I confess that this is in part the reason why I have not read beyond A Game of Thrones in the A Song of Ice and Fire series, and only watch the TV show. I just can’t handle that many characters, and the slow pace they create. Of course, plenty of people don’t mind this, and if you’re a master craftsmen like Martin readers will stick with you regardless, but as a novice writer I’d personally be very hesitant to introduce too many POVs.
5. Indulgent Worldbuilding and Info Dumps
I love rich fantasy worlds, but I do not love them when their features are described to me in streams of long, unbroken passages or dry “info dumps” that have little to do with the story at hand. In particular, if an epic fantasy that begins with a history-book style prologue, e.g. “In the Third Age, when the four kings came down from Parlimor and contested the right of the Elves to the Forests of Xithrith, the world was forever divided… etc. etc.” it will have me rolling my eyes. You don’t need info dumps like these to create a rich fantasy world – a skilled author should be able to weave these details seamlessly into the story that is being told, blending world building with the characters and events at hand.

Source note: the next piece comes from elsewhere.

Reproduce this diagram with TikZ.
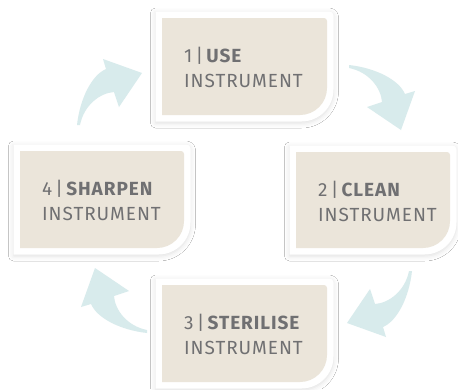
\documentclass[tikz,border=0pt]{standalone}
\usepackage{fontspec}
\newfontfamily\stepfont{Fira Sans}[LetterSpace=5]
\usetikzlibrary{shadows.blur}
\definecolor{stepbeige}{RGB}{235,229,218}
\definecolor{stepgrey}{RGB}{112,112,114}
\definecolor{arrowblue}{RGB}{216,235,236}
\tikzset{%
	boxframe/.style = { fill=white, blur shadow={shadow xshift=0pt, shadow yshift=-1.5pt, shadow blur radius=5pt, shadow opacity=13} },
	boxfill/.style = { fill=stepbeige },
	steptext/.style = { anchor=west, align=left, inner sep=0pt, text=stepgrey, font=\stepfont\fontsize{19}{25}\selectfont },
	cyclearrow/.pic = { \fill[arrowblue] (-65,52) .. controls (-62,25) and (-50,2) .. (-36,-4) -- (-39,-14) -- (0,0) -- (-23,34) -- (-28,19) .. controls (-42,20) and (-58,32) .. (-62,52) -- cycle; }
}
% #1 name, #2 left, #3 top, #4 width, #5 height, #6 text
\newcommand\stepbox[6]{%
	\fill[boxframe] (#2-6.5,#3-6.5) [rounded corners=4pt] -- (#2+#4+6.5,#3-6.5) [rounded corners=32pt] -- (#2+#4+6.5,#3+#5+6.5) [sharp corners] -- (#2-6.5,#3+#5+6.5) -- cycle;
	\fill[boxfill] (#2,#3) [rounded corners=3pt] -- (#2+#4,#3) [rounded corners=27pt] -- (#2+#4,#3+#5) [sharp corners] -- (#2,#3+#5) -- cycle;
	\node[steptext] (#1) at (#2+22,#3+#5/2+1) {#6};
}
\begin{document}
\begin{tikzpicture}[x=1pt, y=-1pt]
	\fill[white] (0,0) rectangle (458,389);
	\useasboundingbox (0,0) rectangle (458,389);
	% arrows between the steps
	\pic at (142,73) {cyclearrow};
	\pic[rotate=-90] at (401,130) {cyclearrow};
	\pic[rotate=180] at (347,323) {cyclearrow};
	\pic[rotate=90] at (95,268) {cyclearrow};
	% steps
	\stepbox{use}{162}{18}{165}{97}{1\,|\,\textbf{USE}\\INSTRUMENT}
	\stepbox{clean}{296}{152}{154}{96}{2\,|\,\textbf{CLEAN}\\INSTRUMENT}
	\stepbox{sterilise}{162}{285}{165}{97}{3\,|\,\textbf{STERILISE}\\INSTRUMENT}
	\stepbox{sharpen}{20}{151}{164}{97}{4\,|\,\textbf{SHARPEN}\\INSTRUMENT}
\end{tikzpicture}
\end{document}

6. Bland, Two-Dimensional Characters
If a main character has no traits or opinions that make them unique, lacks a distinct voice, has no flaws, or is just plain dull, I will have trouble caring what happens to them, and thus caring about the story at all.
In epic fantasy, this seems to most often happen with child protagonists… they’re living their normal life until they are swept up by a mentor who helps them discover their special powers and go out to save the world. The problem is, if they have little depth to their personality or interesting life experience, they trundle through it all wide-eyed, asking predictable questions, having no out-of-the-ordinary opinions about things and being generally rather emotionally empty and shallow.
7. Too Much Action, Too Little Story
I’ve come across a few stories where plenty of action is happening – battles, swords, fights, assassinations – but none of it is very interesting, either because I don’t care about the characters (see point 6 above) or because it feels like none of it is going anywhere. If there is little or no end goal in sight and no purpose to what they are doing, it’s hard for me to get invested. It’s like going to watch a kung-fu film and finding it consists of various unknown people battling each other non-stop for two hours… maybe if you’re really into kung-fu you’d be entertained, but most moviegoers are going to leave the cinema unsatisfied.
8. Stereotyping of Female Characters
I don’t much care if the point-of-view characters in a fantasy novel are all male. Yes, I’m more likely to read and relate to the book if there are female characters, but if it’s a good story the gender of the characters doesn’t much matter to me.
However, what will turn me off is female characters (minor or major) that are all clichéd two-dimensional stereotypes. A book full of doe-eyed brainless barmaids, insignificant wives, grumpy old matrons and gaudy prostitutes is not only unimaginative and cliché, it’s a real turn off for a female reader. Furthermore, if the fantasy world is one in which women are downtrodden or confined to domestic life, I need to get some sense that at least one character is unsatisfied with this or rebelling/resisting the box they have been placed in, or leading an interesting life in some way… otherwise it’s just depressing.
I highly recommend this article on Tor.com: Writing Women Characters Into Epic Fantasy Without Quotas, which discusses the diverse roles women have played in different societies throughout history, and how these can be drawn upon in writing fantasy.
9. Lack of Logic or Plausibility
If characters are making illogical decisions or reacting in odd ways, or events that are happening don’t seem plausible, it will shatter my suspension of disbelief and draw my attention to the fact the author is not-so-skilfully trying to twist things to suit their plot. The same goes for any element in the story that has too obviously been “put” there by the author… in other words, anything that feels more like an artificial addition than an organic part of the story.
In epic fantasy, this is particularly a problem if the magical system doesn’t make sense, or if characters choose to complete a difficult quest/task when a quick spell or ride on dragon-back could have saved them all the time and trouble. It’s also a problem if characters withhold important information from other characters for no good reason other than that the author doesn’t want that tidbit revealed yet.
10. Too Much Obfuscation
If I immediately find myself in a thicket of made-up fantasy words whose meanings I don’t know, or trying to make sense of wordy abstract sentences, or reading passages that have me bewildered because characters are referring to events and things I haven’t heard about, giving me no clues to ground myself with, I’m going to give up.
I think this sort of thing often happens because fantasy authors want to make their characters seem mysterious and unknowable and more-than-human, or just generally to create intrigue, so they withhold or obscure or complicate things… which is fine, but if it’s overdone all it creates is confusion.
So those are a few key “flaws” that can have me giving up on a book or taking my star rating down a few notches. Some are perhaps more specific to my personal tastes as a reader, but I think many would be shared by other fantasy fans. And of course, there’s undoubtedly more I haven’t included, but I’d say the above are my top ten.
Do you have any pet hates or “fatal flaws” when it comes to epic high fantasy? Are there any mistakes you think fantasy writers often make?